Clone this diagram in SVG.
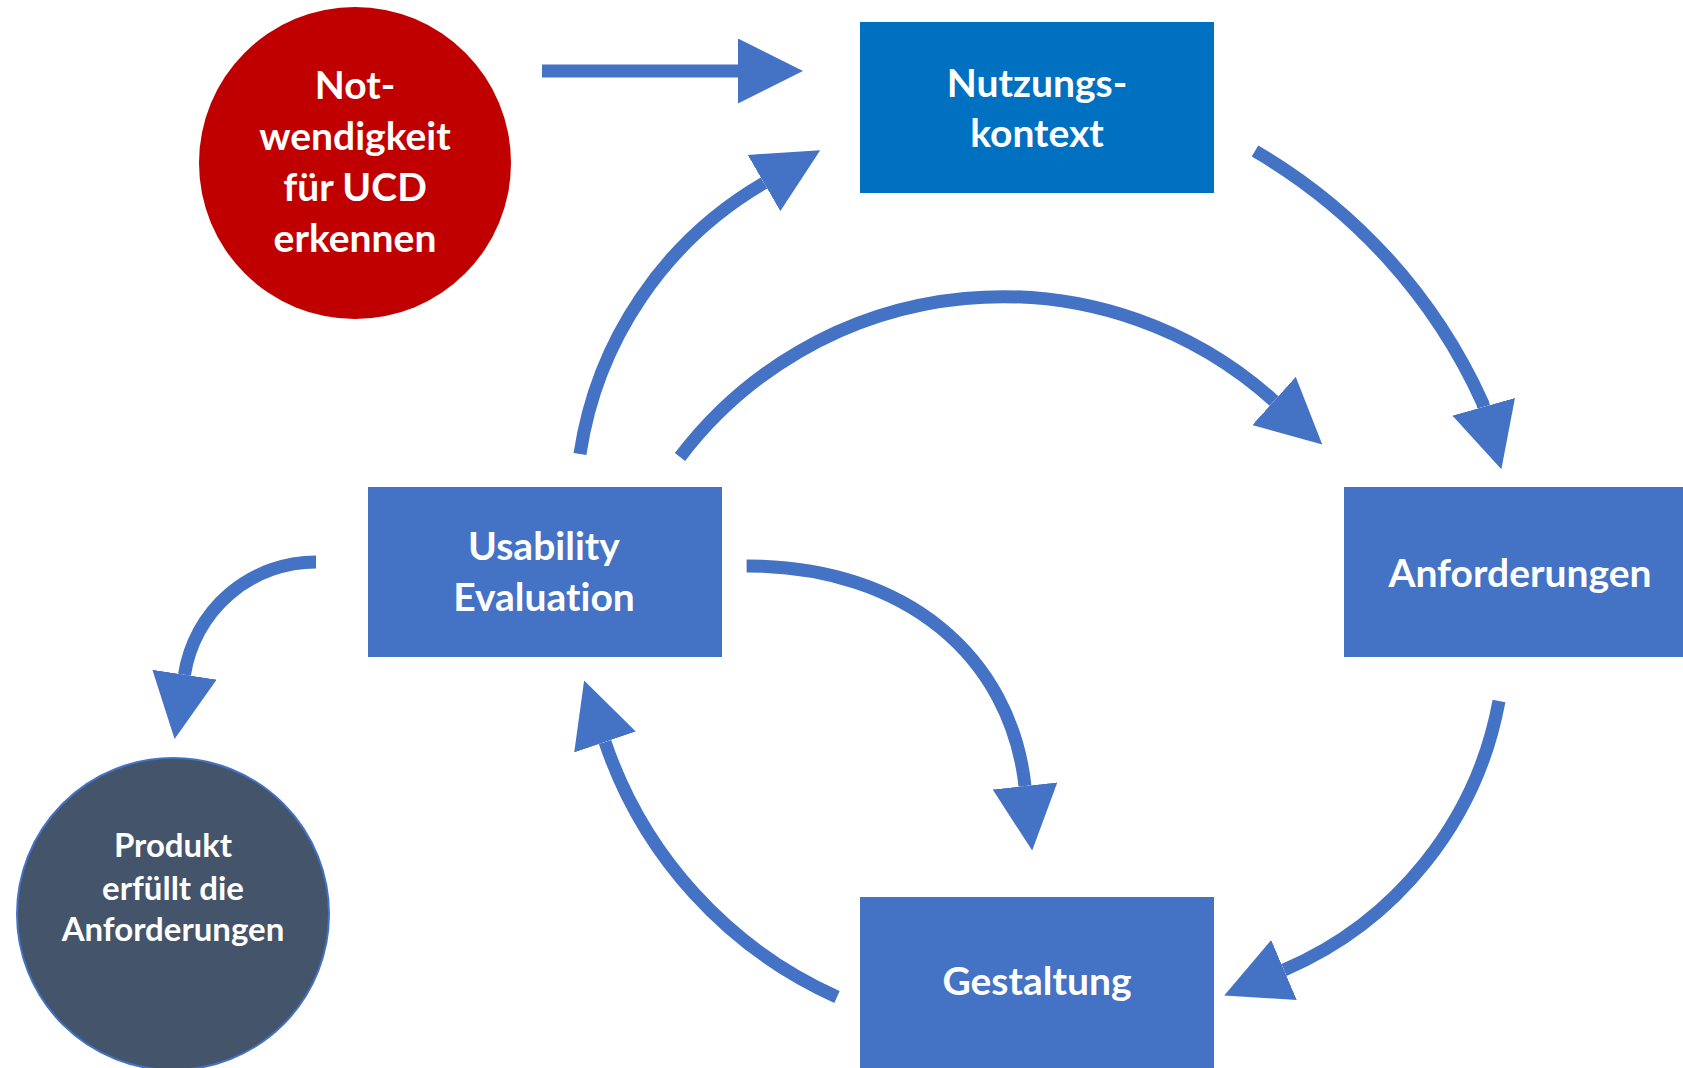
==
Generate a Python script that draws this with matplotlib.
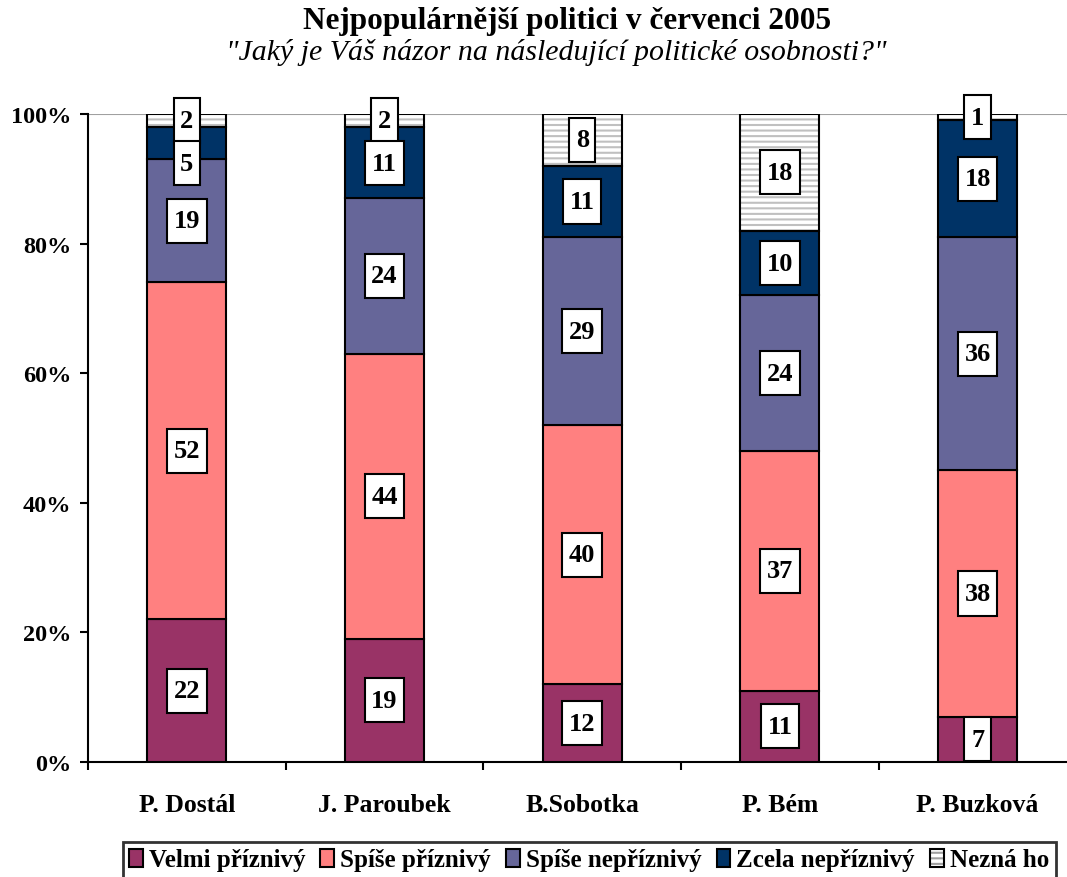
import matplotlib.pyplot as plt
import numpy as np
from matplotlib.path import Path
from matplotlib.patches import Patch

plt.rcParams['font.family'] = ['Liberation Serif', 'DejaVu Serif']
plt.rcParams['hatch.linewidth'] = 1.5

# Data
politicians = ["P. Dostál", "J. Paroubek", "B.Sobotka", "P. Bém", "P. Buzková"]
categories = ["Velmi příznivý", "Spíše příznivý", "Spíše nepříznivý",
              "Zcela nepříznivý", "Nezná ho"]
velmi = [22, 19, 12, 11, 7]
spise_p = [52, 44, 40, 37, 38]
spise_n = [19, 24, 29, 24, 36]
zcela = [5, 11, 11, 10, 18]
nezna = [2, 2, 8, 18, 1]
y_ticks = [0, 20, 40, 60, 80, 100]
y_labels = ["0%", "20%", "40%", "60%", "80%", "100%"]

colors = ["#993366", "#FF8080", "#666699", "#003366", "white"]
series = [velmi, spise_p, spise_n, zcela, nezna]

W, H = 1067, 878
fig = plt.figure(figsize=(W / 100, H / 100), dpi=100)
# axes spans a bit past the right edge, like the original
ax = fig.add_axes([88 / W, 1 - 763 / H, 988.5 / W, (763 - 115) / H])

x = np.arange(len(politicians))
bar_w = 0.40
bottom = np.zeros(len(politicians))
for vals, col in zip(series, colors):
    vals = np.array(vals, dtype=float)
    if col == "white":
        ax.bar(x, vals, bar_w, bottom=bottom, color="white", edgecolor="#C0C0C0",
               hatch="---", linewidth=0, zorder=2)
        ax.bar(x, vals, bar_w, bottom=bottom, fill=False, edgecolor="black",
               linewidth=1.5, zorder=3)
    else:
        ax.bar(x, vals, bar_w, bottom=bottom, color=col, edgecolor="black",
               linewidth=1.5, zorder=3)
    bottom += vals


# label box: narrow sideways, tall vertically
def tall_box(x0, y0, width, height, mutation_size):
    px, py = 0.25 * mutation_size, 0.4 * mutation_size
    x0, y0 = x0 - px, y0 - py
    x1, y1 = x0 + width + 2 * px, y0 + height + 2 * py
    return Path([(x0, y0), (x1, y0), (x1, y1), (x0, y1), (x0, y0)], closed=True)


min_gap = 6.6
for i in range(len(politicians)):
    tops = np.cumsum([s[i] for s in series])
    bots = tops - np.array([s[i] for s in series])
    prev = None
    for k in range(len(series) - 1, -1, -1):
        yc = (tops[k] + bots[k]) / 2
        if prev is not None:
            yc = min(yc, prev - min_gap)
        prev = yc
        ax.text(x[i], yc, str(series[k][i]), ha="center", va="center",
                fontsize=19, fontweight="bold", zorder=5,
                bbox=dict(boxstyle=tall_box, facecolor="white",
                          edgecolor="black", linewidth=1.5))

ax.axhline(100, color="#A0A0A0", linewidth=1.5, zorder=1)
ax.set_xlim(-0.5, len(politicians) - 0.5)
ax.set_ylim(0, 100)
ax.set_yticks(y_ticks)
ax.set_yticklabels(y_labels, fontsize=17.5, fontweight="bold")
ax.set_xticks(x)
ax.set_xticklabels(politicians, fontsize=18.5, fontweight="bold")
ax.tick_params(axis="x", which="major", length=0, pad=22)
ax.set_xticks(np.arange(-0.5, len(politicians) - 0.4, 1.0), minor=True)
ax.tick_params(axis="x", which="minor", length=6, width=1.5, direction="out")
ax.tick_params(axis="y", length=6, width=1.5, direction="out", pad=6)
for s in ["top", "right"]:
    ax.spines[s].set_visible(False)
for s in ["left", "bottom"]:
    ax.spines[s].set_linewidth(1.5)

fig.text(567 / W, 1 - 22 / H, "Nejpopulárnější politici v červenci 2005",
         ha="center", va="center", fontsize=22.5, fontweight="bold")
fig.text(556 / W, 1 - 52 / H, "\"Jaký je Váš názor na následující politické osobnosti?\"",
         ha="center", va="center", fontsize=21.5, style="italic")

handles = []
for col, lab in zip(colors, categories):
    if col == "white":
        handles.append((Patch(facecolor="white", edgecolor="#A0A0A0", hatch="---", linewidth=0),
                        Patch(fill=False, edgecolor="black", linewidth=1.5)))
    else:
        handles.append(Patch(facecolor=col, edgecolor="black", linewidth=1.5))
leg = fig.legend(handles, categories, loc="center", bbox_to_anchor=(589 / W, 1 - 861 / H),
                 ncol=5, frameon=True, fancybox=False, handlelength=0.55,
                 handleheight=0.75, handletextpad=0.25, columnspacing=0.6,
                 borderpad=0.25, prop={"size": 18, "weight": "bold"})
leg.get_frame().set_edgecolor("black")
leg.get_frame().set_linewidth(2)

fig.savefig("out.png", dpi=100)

◆ Work to complete ◆
Skip all pictures and retype only the stretch from the line that holds "Generate a Python" through the line that holds "plt.rcParams['hatch.linewidth'] = 1.5", exactly as written.

◆ Exercise output ◆
Generate a Python script that draws this with matplotlib.
import matplotlib.pyplot as plt
import numpy as np
from matplotlib.path import Path
from matplotlib.patches import Patch

plt.rcParams['font.family'] = ['Liberation Serif', 'DejaVu Serif']
plt.rcParams['hatch.linewidth'] = 1.5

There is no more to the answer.